Technology group EOH, which has been grappling with reputational damage since concerns were raised about an acquisition it made in 2015, says its business is finally “normalising”.

“Over the last three months, the EOH group has seen a marked increase in the number of large contracts awarded to it, indicating the normalisation of business activities,” the firm said in a trading statement.

Shares in the group closed 6.1% up at R36.55 on Thursday after it said earnings for the year to July would decline less than some analysts had expected.

Normalised headline earnings per share from continuing operations, a metric that strips out nonrecurring items, would probably fall between 30% and 45%. Revenue would increase by 8% to about R16.3bn.

Cratos Capital portfolio manager Ron Klipin said while more details on the group’s financial performance were needed, “it looks like they’re slowly moving in the right direction – but I would still be a little cautious”.

It was too soon to call it “the beginning of a new era”, and the information technology industry remained tough, Klipin said.

“Businesses are not investing in IT amid difficult operating conditions, and the government doesn’t have much money to spend on upgrading IT systems. It’s an industry that’s being impacted by the whole macro scenario, so those numbers are perhaps in line with what’s happening in the real economy today,” he said.

Klipin said the appointment of Stephen van Coller as EOH CEO was positive, partly thanks to his background in financial services and IT.

Van Coller, who joined the company last week, was previously MTN group vice-president for digital services, data analytics and business development.

He has also led Barclays Africa’s corporate and investment bank, and headed Deutsche Bank’s global banking business in SA.

“And maybe a pair of fresh eyes, and experience from outside the group, is what’s needed rather than an internal appointment,” Klipin said.
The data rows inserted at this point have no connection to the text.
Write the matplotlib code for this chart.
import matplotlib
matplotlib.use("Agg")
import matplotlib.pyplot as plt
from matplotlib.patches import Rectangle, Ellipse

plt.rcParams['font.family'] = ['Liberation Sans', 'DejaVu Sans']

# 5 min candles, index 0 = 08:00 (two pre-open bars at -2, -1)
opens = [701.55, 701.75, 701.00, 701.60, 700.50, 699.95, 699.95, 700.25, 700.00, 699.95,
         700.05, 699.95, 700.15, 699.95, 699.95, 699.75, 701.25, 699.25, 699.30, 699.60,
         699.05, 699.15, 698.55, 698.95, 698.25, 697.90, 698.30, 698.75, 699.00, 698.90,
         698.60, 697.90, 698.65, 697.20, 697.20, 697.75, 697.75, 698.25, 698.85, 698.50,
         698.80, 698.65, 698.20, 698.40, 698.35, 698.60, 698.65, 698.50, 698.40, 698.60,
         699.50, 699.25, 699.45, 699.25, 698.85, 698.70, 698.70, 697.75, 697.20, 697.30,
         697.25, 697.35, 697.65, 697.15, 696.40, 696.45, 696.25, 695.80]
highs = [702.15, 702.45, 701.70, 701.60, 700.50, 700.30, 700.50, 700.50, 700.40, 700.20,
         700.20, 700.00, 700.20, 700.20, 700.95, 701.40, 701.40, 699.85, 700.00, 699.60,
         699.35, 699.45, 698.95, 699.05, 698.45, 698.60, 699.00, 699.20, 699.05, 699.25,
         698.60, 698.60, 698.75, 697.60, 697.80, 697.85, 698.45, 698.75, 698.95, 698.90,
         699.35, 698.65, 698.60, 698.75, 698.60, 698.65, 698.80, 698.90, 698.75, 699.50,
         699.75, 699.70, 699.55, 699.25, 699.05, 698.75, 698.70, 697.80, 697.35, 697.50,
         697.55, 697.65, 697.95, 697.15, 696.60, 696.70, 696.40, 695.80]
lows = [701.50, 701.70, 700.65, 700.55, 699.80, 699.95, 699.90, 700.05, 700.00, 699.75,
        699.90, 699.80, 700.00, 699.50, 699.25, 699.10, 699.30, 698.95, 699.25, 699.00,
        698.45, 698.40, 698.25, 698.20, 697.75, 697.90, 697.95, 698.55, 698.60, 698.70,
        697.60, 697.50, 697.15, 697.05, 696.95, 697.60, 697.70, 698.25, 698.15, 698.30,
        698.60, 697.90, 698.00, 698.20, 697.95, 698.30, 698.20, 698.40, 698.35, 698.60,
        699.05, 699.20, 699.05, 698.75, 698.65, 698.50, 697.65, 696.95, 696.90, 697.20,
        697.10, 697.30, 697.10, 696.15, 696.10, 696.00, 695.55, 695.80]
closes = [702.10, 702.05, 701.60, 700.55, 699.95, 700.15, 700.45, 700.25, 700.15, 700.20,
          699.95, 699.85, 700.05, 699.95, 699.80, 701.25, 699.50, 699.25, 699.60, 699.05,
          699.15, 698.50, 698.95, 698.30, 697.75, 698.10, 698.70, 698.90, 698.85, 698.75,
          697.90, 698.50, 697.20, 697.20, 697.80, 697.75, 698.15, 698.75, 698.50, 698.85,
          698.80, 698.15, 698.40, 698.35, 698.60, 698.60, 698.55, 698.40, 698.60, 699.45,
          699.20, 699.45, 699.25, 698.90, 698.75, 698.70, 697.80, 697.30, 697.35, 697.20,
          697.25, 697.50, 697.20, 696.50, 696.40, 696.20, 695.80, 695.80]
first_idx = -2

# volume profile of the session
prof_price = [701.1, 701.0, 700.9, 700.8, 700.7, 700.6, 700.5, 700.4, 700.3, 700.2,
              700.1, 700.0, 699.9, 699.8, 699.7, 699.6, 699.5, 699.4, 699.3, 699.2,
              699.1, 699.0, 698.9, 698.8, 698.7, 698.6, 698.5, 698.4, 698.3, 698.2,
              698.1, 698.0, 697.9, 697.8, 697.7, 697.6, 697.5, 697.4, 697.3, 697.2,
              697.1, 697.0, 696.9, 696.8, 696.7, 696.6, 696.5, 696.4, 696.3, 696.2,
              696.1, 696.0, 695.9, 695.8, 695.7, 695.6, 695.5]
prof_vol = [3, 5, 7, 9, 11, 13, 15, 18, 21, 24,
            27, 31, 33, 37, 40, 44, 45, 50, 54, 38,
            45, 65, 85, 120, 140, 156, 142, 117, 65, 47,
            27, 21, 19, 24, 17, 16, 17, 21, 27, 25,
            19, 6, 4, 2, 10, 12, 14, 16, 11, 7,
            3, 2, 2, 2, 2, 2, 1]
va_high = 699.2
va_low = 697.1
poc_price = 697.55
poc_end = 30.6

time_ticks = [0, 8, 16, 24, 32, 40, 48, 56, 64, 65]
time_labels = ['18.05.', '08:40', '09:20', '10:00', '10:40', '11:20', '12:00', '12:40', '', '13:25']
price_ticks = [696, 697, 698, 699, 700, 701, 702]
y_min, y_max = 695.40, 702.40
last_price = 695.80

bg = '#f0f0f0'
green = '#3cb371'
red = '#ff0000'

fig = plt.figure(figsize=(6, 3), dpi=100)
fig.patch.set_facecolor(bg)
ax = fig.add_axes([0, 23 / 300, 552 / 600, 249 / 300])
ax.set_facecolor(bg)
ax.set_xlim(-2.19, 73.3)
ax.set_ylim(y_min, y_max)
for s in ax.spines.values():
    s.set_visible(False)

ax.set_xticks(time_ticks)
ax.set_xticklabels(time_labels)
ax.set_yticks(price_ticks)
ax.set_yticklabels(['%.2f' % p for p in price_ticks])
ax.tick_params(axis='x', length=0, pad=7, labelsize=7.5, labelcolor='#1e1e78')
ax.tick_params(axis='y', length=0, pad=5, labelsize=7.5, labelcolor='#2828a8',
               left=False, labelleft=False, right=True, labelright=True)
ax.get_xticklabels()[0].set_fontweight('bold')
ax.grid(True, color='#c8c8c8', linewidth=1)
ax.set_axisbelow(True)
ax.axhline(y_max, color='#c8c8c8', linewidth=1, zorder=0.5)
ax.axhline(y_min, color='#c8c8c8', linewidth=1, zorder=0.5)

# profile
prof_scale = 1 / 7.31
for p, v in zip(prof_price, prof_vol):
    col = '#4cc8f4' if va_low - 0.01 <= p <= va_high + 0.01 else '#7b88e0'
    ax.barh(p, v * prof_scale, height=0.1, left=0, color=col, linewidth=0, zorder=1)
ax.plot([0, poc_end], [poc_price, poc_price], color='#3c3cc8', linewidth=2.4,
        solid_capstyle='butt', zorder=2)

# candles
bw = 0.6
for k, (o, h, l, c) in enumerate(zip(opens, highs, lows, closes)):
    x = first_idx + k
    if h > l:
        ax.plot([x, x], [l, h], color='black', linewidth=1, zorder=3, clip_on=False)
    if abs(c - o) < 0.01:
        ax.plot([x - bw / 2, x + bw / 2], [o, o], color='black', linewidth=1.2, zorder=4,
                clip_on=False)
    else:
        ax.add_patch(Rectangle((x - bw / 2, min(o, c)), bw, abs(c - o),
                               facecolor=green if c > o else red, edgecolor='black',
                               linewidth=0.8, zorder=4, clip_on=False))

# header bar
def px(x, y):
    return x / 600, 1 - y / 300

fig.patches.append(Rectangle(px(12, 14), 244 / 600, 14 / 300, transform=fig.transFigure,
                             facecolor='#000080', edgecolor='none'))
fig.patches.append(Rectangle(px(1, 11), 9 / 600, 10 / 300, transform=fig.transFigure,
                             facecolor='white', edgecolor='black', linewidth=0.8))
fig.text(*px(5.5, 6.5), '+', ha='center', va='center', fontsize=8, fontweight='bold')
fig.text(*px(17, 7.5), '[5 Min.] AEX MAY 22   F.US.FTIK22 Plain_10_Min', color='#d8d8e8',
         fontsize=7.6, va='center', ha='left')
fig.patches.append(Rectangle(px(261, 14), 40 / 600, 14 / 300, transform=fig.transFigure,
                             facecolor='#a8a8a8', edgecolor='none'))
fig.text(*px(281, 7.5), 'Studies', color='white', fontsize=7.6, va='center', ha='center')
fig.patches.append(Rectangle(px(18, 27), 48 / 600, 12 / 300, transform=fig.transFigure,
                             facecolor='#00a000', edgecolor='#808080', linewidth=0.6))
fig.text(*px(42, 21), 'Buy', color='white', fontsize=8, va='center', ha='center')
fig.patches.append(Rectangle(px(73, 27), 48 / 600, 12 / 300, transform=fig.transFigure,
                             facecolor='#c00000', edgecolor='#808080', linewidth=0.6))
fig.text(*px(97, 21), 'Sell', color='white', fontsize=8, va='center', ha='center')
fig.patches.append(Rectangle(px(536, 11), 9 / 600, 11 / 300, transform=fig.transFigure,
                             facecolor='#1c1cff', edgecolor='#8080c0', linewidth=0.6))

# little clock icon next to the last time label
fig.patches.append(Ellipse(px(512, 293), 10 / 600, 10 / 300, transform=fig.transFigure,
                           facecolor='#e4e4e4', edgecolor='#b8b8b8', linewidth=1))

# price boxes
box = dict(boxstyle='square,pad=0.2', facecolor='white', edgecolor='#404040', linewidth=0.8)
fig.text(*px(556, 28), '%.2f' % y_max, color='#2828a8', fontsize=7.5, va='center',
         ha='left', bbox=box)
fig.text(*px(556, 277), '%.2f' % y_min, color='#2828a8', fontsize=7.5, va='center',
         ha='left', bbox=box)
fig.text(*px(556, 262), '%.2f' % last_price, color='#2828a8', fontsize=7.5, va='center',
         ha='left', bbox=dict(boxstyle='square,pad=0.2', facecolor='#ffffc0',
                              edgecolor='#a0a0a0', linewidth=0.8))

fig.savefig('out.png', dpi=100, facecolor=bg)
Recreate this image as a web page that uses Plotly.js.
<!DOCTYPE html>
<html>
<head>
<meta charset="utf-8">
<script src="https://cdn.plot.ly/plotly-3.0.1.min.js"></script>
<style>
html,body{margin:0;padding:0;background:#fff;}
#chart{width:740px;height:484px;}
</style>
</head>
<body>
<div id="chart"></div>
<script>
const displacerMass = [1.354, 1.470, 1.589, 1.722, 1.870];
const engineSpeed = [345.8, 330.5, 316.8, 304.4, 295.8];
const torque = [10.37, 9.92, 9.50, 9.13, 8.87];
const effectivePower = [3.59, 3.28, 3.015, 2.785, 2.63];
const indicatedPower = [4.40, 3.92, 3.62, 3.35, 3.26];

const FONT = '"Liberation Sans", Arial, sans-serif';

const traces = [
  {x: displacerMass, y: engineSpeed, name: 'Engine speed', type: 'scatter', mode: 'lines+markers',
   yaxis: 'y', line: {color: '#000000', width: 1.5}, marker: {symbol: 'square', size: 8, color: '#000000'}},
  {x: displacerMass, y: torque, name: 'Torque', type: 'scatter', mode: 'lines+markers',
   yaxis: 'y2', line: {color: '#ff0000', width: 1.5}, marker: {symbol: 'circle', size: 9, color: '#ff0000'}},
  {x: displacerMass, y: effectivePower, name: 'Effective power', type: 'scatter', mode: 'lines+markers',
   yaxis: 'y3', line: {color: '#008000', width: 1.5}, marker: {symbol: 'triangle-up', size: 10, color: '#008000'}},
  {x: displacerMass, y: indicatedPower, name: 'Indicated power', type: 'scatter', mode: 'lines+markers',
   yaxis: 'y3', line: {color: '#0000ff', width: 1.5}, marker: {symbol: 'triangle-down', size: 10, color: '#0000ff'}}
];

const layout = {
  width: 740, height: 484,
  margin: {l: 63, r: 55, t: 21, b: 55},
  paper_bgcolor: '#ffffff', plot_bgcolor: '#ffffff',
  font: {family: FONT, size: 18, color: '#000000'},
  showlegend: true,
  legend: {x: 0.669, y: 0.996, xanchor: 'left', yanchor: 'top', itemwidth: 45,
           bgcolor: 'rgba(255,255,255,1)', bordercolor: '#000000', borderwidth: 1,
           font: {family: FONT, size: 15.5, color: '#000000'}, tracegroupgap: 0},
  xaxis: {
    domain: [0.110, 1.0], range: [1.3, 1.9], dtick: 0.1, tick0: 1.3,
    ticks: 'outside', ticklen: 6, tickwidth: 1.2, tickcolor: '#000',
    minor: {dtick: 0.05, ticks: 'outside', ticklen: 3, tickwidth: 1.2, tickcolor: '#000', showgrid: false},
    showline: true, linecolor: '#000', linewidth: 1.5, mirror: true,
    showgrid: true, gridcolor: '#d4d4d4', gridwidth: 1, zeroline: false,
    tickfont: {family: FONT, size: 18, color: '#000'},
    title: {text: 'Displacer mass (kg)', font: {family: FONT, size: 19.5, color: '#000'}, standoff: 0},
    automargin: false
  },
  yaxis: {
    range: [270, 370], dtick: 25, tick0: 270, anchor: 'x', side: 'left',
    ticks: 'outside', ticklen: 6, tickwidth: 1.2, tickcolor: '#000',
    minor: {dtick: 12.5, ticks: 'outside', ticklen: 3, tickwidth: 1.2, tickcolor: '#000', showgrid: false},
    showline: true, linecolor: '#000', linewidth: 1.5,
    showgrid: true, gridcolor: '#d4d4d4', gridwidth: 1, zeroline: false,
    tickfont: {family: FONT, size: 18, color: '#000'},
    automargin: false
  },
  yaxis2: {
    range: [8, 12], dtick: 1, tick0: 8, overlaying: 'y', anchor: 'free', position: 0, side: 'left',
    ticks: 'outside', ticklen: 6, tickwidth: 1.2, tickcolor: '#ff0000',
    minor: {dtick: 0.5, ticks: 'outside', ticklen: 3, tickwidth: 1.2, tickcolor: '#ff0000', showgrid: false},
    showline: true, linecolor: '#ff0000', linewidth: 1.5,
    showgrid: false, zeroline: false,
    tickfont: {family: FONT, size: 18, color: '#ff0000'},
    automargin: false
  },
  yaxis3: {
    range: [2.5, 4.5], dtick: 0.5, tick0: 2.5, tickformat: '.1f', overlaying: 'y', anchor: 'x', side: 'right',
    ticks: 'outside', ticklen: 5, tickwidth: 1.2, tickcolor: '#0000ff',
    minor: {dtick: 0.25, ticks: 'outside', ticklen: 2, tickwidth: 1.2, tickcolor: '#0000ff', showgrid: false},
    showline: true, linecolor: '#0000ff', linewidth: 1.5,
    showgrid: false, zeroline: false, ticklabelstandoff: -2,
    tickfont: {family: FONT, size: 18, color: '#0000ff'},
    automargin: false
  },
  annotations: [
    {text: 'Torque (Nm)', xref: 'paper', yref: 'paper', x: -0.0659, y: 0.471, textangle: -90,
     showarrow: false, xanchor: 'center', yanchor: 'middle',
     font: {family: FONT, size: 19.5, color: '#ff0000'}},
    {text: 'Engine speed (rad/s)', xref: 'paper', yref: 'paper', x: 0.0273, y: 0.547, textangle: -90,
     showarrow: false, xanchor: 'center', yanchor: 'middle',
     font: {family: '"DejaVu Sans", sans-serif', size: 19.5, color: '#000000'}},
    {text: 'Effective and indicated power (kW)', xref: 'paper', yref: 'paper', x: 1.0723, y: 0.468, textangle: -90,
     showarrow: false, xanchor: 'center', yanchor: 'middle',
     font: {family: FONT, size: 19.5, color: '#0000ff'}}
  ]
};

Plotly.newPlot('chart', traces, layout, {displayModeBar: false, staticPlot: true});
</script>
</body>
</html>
EOH said in its statement that “fake news stories” had adversely affected its business in the first half of its 2018 financial year. It had to sacrifice margins to keep customers, it said, and had battled to win large contracts.

In the second half, EOH was reorganised into two independent businesses, EOH and NEXTEC. This resulted in restructuring costs of R500m, while impairments of R90m were also recorded.

EOH said its black empowerment deal with Lebashe would result in a R1bn equity injection over 12 months.

The group’s stock has plummeted since October 2016, largely due to allegations of wrongdoing related to government tenders, which have since been retracted. The stock was trading at more than R170 in October 2016.

In 2015, it bought three businesses owned by controversial businessman Keith Keating, though it unwound those transactions in late 2017 for not meeting targets.

In December, the forced sale of shares held by two directors, Jehan Mackay and finance chief John King, added to its woes.